Skip to main content

learning theory

Questions

Explain what is the VC dimension of a hypothesis space and what it is used for. (6)

As needed background we need to define:

  • A dichotomy of a set $S$ is a partition of $S$ into two disjoint subsets
  • A set of instances $S$ is shattered by the hypothesis space $H$ is and only if for every dichotomy of $S$ there exists some hypothesis $h \in H$ consistent with the dichotomy

The Vapnik-Chervonenkis dimension, $VC(H)$, of hypothesis space $H$ defined over instance space $X$ is the size of the largest finite subset of $X$ shattered by $H$. If arbitrarily large finite sets of $X$ can be shattered by $H$, then $VC(H) ≡ \infty$.

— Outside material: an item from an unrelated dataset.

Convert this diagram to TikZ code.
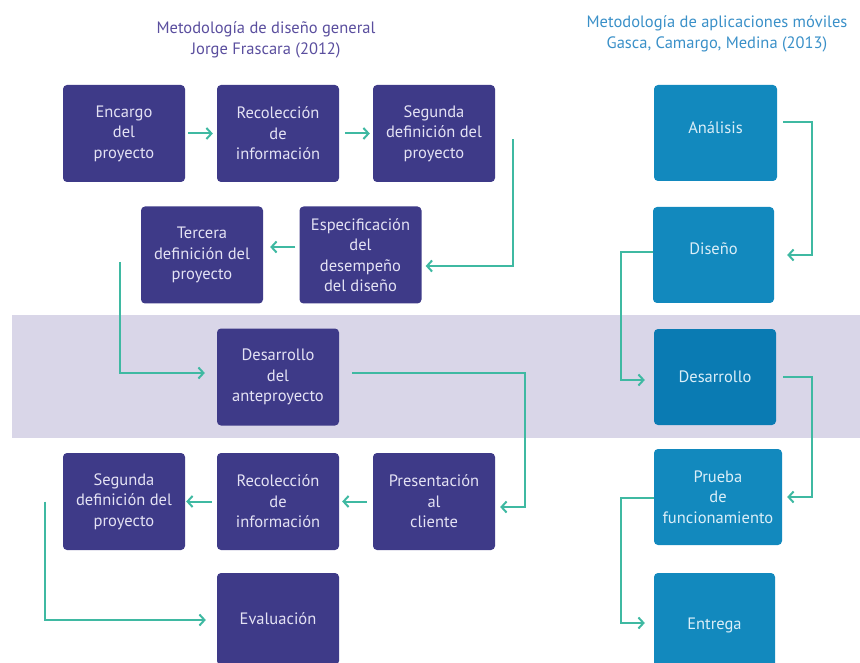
\documentclass[tikz,border=0pt]{standalone}
\usepackage{fontspec}
\setmainfont{PT Sans}
\usetikzlibrary{arrows.meta}
\definecolor{boxpurple}{HTML}{3E3A88}
\definecolor{boxblue}{HTML}{1289BE}
\definecolor{boxbluedark}{HTML}{0A7BB3}
\definecolor{flowteal}{HTML}{3FB9A2}
\definecolor{bandlilac}{HTML}{D9D6E8}
\definecolor{titlepurple}{HTML}{5A4E9E}
\definecolor{titleblue}{HTML}{3A90C8}
\definecolor{lavtext}{HTML}{E4E2F4}
\definecolor{bluetext}{HTML}{DAEEF8}
% lift a label inside its box without changing the box's centring
\newcommand{\liftlabel}[2]{\raisebox{#1}[\height][\depth]{#2}}
\begin{document}
\begin{tikzpicture}[x=1pt,y=-1pt,
  stage/.style={rounded corners=4pt, minimum width=122pt, minimum height=97pt,
    inner sep=0pt, align=center, font=\fontsize{16.5}{20.5}\selectfont},
  lstage/.style={stage, fill=boxpurple, text=lavtext},
  rstage/.style={stage, fill=boxblue, text=bluetext},
  heading/.style={align=center, font=\fontsize{16.5}{21}\selectfont},
  flow/.style={draw=flowteal, line width=2pt,
    -{Straight Barb[length=5pt,width=11pt,line width=2pt]}}]
\useasboundingbox (0,0) rectangle (860,663);
\clip (0,0) rectangle (860,663);

% highlighted development band
\fill[bandlilac] (12,315) rectangle (860,438);

% headings
\node[heading, text=titlepurple] (hleft) at (266,40)
  {Metodología de diseño general\\Jorge Frascara (2012)};
\node[heading, text=titleblue] (hright) at (717,33.5)
  {Metodología de aplicaciones móviles\\Gasca, Camargo, Medina (2013)};

% Frascara: design methodology
\node[lstage] (enc)  at (124,133.5) {Encargo\\del\\proyecto};
\node[lstage] (rec1) at (278,133.5) {Recolección\\de\\información};
\node[lstage] (seg1) at (434,133.5) {Segunda\\definición del\\proyecto};
\node[lstage] (ter)  at (202,255)   {Tercera\\definición del\\proyecto};
\node[lstage] (esp)  at (360.5,255) {Especificación\\del\\desempeño\\del diseño};
\node[lstage] (desA) at (278,377)   {Desarrollo\\del\\anteproyecto};
\node[lstage] (seg2) at (124,501.5) {Segunda\\definición del\\proyecto};
\node[lstage] (rec2) at (278,501.5) {Recolección\\de\\información};
\node[lstage] (pres) at (434,501.5) {Presentación\\al\\cliente};
\node[lstage, minimum height=92pt] (eval) at (278,619) {Evaluación};

% Gasca, Camargo, Medina: mobile apps methodology
\node[rstage, minimum width=123pt, minimum height=96pt] (ana) at (715.5,133) {\liftlabel{5pt}{Análisis}};
\node[rstage, minimum width=121pt, minimum height=96pt] (dis) at (713.5,255) {\liftlabel{6pt}{Diseño}};
\node[rstage, fill=boxbluedark, minimum height=96pt] (des) at (715,377) {Desarrollo};
\node[rstage, minimum width=128pt, minimum height=96pt] (pru) at (718,497) {Prueba\\de\\funcionamiento};
\node[rstage, minimum width=121pt, minimum height=94pt] (ent) at (714.5,620) {\liftlabel{-5pt}{Entrega}};

% left flow
\draw[flow, shorten <=3pt, shorten >=4pt] (enc) -- (rec1);
\draw[flow, shorten <=6pt, shorten >=3pt] (rec1) -- (seg1);
\draw[flow] ([shift={(18,6)}]seg1.east) |- ([shift={(4,11)}]esp.east);
\draw[flow, shorten <=4pt, shorten >=7pt] ([yshift=8]esp.west) -- ([yshift=8]ter.east);
\draw[flow] ([shift={(-21,7)}]ter.west) |- ([shift={(-12,-4)}]desA.west);
\draw[flow] ([shift={(13,-4)}]desA.east) -| ([shift={(30,5.5)}]pres.east)
  -- ([shift={(5,5.5)}]pres.east);
\draw[flow, shorten <=6pt, shorten >=3pt] (pres) -- (rec2);
\draw[flow, shorten <=5pt, shorten >=1pt] (rec2) -- (seg2);
\draw[flow] ([xshift=-18]seg2.west) |- ([shift={(-11,1)}]eval.west);

% right flow
\draw[flow] ([shift={(6,-11)}]ana.east) -| ([shift={(38,0)}]dis.east)
  -- ([xshift=13]dis.east);
\draw[flow] ([yshift=3]dis.west) -| ([shift={(-33,3)}]des.west)
  -- ([shift={(-9,3)}]des.west);
\draw[flow] ([xshift=7]des.east) -| ([shift={(30,0)}]pru.east)
  -- ([shift={(5,0)}]pru.east);
\draw[flow] ([yshift=-1]pru.west) -| ([shift={(-33,3)}]ent.west)
  -- ([shift={(-9,3)}]ent.west);
\end{tikzpicture}
\end{document}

The $VC(H)$ dimension is use to construct a probably approximately correct bound for the true error given the train error of an hypothesis $h \in H$ when $H$ is continuos. In particular the bound is: $$ L_{true}(h) \le L_{train}(h) + \sqrt{\frac{VC(H)(\ln \frac{2N}{VC(H)} +1)+ \ln \frac{4}{\delta}}{N}} $$ Where this bound means that with probability $1-\delta$ the gap between the true error $L_{true}$ and the train error $L_{train}$ of $h \in H$ is smaller or equal than some value which depends on:

  • $VC(H)$ the VC dimension of the hypothesis space
  • N the number of training samples
  • $\delta$ how much we want to be sure about the bound

The lower bound on the number of samples $N$ to guarantee error of at most $\epsilon$ with probability $(1-\delta)$ is: $$ N \ge \frac{1}{\epsilon} (4 \log_2 (\frac{2}{\delta}) + 8 VC(H) \log_2 (\frac{13}{\delta})) $$

Some other important properties of VC dimension are:

  • The VC dimension of a finite hypothesis space is bounded: $VC(H) \le \log_2(|H|)$
  • A concept class $C$ with $VC(C) = \infty$ is not PAC-learnable.